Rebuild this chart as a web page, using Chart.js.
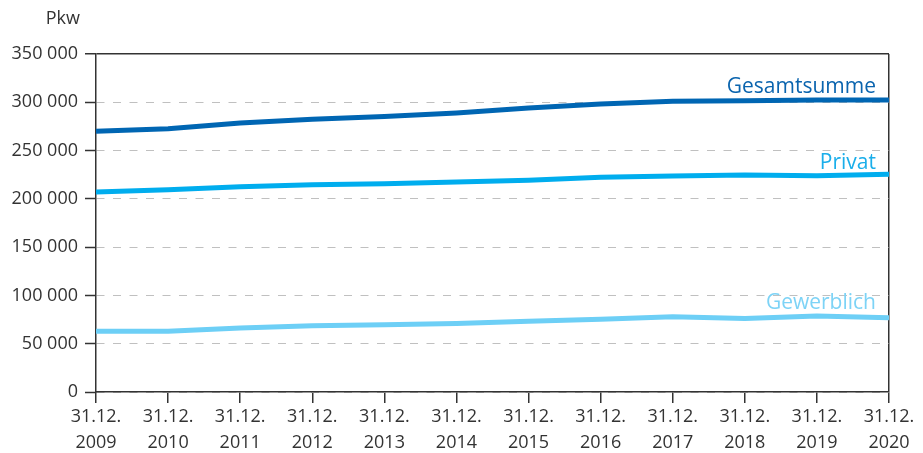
######
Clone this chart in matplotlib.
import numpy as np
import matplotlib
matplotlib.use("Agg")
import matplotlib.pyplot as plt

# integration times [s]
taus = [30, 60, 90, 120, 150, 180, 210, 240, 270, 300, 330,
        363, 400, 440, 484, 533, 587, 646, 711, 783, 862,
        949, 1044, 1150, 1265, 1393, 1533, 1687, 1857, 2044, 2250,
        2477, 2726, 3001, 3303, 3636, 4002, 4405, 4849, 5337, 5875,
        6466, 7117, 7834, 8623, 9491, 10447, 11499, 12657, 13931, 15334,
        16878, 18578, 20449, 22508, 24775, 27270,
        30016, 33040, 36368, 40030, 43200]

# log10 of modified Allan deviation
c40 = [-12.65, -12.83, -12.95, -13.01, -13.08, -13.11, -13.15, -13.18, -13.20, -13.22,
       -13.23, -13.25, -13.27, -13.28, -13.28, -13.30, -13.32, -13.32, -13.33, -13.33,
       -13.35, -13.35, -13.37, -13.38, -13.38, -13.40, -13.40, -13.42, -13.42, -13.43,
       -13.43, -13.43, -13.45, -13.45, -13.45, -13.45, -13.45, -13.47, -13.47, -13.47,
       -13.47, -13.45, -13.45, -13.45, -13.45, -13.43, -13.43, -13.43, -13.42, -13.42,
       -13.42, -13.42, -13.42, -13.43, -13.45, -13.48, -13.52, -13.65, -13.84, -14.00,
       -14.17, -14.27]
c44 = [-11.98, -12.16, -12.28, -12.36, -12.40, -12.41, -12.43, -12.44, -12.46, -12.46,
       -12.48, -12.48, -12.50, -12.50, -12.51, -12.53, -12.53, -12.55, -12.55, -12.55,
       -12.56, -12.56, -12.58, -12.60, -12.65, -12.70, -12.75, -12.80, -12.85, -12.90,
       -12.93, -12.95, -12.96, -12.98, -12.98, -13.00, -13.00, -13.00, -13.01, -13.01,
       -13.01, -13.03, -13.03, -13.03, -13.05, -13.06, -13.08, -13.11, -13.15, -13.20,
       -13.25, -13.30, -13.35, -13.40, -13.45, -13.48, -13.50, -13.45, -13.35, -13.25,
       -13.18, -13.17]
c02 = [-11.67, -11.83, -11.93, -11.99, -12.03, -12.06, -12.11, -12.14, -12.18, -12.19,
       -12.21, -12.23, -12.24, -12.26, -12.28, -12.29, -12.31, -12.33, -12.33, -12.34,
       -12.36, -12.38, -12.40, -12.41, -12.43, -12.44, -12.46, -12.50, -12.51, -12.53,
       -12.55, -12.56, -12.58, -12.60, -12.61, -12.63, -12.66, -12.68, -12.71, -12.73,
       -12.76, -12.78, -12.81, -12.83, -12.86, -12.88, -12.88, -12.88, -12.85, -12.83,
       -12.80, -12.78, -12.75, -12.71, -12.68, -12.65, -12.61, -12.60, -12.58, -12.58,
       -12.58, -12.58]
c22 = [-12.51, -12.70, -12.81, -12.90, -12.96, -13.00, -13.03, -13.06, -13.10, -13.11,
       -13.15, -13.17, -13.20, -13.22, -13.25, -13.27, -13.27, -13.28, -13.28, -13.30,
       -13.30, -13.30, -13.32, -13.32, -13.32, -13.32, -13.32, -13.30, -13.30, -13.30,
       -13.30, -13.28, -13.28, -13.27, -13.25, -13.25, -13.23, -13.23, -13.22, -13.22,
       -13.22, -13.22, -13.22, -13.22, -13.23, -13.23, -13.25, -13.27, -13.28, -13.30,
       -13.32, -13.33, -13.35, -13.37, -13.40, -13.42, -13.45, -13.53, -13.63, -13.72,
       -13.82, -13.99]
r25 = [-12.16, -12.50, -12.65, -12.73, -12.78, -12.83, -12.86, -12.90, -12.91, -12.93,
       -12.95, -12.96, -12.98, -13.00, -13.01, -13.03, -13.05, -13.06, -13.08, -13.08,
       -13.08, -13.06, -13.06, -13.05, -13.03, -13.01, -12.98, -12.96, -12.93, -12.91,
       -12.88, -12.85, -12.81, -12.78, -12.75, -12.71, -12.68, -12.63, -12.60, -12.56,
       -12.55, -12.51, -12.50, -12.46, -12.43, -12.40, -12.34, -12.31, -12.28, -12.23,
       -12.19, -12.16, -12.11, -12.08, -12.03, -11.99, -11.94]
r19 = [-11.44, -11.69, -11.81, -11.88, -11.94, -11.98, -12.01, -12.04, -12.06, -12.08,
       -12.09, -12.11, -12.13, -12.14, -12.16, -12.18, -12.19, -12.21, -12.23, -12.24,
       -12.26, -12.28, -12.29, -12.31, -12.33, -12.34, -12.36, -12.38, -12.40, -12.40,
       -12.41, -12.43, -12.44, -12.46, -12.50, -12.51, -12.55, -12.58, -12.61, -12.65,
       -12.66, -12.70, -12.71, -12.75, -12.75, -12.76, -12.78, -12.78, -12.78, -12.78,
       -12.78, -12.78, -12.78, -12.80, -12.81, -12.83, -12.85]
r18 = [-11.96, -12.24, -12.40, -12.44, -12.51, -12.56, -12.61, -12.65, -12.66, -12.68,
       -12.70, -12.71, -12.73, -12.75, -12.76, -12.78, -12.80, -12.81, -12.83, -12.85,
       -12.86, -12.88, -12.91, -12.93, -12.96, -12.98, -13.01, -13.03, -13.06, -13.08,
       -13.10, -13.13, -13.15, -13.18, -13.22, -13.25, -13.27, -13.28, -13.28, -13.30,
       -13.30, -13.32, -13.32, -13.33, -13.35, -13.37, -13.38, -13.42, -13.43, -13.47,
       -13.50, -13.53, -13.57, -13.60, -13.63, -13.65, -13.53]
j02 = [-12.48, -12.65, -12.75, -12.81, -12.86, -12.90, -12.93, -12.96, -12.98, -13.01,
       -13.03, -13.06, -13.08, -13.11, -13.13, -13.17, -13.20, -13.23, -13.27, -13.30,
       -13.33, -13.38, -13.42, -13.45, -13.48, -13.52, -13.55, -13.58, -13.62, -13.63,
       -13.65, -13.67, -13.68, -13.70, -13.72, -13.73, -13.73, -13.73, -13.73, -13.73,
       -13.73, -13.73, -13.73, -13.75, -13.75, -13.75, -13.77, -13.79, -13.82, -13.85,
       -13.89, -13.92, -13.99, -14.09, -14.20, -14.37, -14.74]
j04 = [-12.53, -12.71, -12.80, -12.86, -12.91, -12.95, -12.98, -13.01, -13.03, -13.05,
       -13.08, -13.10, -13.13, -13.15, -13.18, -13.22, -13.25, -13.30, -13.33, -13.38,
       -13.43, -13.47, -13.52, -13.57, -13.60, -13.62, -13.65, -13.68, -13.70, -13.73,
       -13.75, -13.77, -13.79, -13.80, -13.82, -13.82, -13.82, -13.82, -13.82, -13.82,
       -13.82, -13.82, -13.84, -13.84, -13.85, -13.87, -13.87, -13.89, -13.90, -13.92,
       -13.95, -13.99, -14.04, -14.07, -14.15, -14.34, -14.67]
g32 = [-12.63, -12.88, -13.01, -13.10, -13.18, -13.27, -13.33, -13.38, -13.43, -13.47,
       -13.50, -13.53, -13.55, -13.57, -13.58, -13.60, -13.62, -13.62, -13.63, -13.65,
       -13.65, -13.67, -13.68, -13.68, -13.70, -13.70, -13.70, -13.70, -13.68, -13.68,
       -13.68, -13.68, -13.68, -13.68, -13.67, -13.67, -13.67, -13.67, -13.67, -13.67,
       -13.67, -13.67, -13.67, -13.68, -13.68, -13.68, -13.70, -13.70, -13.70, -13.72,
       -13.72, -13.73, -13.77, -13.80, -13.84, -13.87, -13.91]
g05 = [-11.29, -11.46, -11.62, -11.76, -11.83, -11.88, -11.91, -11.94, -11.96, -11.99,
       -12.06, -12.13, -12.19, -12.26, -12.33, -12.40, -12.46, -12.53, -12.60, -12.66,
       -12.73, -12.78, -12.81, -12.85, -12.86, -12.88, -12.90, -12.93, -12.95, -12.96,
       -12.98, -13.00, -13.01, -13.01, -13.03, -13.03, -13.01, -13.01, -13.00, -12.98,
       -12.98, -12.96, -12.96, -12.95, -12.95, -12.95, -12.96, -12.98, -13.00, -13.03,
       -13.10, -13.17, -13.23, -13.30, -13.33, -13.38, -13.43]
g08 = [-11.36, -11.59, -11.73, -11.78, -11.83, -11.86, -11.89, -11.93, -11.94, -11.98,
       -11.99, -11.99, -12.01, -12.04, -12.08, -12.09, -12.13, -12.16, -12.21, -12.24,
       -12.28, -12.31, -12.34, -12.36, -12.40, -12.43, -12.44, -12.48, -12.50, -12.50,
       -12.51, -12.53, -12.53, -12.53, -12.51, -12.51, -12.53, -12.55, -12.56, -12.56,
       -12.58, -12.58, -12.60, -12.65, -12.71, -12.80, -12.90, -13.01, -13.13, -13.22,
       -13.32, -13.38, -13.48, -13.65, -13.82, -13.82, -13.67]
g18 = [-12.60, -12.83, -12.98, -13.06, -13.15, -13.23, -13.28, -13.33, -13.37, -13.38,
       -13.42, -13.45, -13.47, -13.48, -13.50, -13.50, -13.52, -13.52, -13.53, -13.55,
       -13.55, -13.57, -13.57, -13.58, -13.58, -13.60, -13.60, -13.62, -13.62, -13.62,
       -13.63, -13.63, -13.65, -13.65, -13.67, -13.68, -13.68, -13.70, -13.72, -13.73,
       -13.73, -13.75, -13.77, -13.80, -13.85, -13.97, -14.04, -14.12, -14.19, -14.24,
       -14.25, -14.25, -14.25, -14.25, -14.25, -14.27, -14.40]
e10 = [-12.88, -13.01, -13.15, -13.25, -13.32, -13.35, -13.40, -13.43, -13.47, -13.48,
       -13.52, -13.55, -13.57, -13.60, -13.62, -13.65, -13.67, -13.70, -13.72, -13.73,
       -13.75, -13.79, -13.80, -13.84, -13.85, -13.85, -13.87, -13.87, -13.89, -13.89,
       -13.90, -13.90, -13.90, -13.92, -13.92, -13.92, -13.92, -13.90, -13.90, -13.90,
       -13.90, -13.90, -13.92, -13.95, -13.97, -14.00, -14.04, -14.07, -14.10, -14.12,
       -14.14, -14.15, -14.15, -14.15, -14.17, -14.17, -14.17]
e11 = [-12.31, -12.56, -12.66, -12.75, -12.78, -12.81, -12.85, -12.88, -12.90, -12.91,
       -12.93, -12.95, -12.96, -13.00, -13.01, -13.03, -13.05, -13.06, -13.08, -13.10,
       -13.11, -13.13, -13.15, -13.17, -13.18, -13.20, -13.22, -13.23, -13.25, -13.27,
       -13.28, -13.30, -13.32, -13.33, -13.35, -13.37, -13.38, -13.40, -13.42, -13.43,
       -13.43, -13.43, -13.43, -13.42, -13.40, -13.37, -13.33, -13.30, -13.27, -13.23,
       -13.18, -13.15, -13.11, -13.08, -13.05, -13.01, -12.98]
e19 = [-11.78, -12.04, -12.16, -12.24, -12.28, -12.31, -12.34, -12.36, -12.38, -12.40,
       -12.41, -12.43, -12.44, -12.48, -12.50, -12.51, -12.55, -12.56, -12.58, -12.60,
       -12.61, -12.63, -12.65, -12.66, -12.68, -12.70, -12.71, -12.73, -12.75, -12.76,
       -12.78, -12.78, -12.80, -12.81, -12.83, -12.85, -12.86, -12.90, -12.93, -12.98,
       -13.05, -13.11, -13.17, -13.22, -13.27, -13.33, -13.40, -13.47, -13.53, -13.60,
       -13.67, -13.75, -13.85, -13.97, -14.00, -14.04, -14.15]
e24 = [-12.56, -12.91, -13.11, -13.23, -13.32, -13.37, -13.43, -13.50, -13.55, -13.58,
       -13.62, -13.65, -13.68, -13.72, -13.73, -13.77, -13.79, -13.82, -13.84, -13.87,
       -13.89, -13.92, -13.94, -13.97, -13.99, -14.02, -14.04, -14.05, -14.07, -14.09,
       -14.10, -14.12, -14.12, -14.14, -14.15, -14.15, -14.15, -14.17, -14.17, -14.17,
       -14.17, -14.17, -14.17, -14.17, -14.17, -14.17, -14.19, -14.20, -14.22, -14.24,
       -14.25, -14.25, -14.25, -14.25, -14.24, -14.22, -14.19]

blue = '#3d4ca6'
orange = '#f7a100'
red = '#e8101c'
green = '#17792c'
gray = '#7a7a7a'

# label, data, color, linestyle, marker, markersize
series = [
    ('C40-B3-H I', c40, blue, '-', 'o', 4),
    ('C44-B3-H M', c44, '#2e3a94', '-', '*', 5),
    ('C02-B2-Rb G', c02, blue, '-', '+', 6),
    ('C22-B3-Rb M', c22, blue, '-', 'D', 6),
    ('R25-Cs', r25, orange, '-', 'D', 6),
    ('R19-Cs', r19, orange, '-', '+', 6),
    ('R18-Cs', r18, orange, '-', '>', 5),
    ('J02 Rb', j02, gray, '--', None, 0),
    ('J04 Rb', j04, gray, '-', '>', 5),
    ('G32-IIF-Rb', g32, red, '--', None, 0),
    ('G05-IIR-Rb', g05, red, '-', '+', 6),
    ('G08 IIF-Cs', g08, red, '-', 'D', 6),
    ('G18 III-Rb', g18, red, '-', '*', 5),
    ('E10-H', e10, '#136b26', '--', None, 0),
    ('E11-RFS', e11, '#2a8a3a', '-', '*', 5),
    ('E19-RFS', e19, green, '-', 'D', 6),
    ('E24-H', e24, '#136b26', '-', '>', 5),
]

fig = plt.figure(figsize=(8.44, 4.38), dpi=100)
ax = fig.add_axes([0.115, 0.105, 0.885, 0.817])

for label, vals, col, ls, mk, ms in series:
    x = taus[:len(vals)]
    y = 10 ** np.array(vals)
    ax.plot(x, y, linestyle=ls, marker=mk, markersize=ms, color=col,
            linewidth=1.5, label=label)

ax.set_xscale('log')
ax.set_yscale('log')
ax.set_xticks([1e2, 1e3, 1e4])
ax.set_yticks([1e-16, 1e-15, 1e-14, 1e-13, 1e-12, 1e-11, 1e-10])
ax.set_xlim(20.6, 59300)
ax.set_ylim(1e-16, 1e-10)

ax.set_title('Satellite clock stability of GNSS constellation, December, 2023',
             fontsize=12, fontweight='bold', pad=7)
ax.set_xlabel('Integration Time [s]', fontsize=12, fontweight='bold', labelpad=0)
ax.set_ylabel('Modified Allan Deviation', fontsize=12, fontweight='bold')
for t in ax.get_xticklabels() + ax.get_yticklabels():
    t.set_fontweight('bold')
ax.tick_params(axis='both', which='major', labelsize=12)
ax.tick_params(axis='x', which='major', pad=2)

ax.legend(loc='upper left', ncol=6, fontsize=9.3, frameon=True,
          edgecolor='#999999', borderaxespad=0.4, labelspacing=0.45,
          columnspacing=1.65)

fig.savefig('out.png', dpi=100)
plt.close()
######
(Short task) Give the exact lines, and only those, from the line containing "Clone this chart in matplotlib." through the line containing "import matplotlib.pyplot as plt" in the entries above.

(Exercise answer)
Clone this chart in matplotlib.
import numpy as np
import matplotlib
matplotlib.use("Agg")
import matplotlib.pyplot as plt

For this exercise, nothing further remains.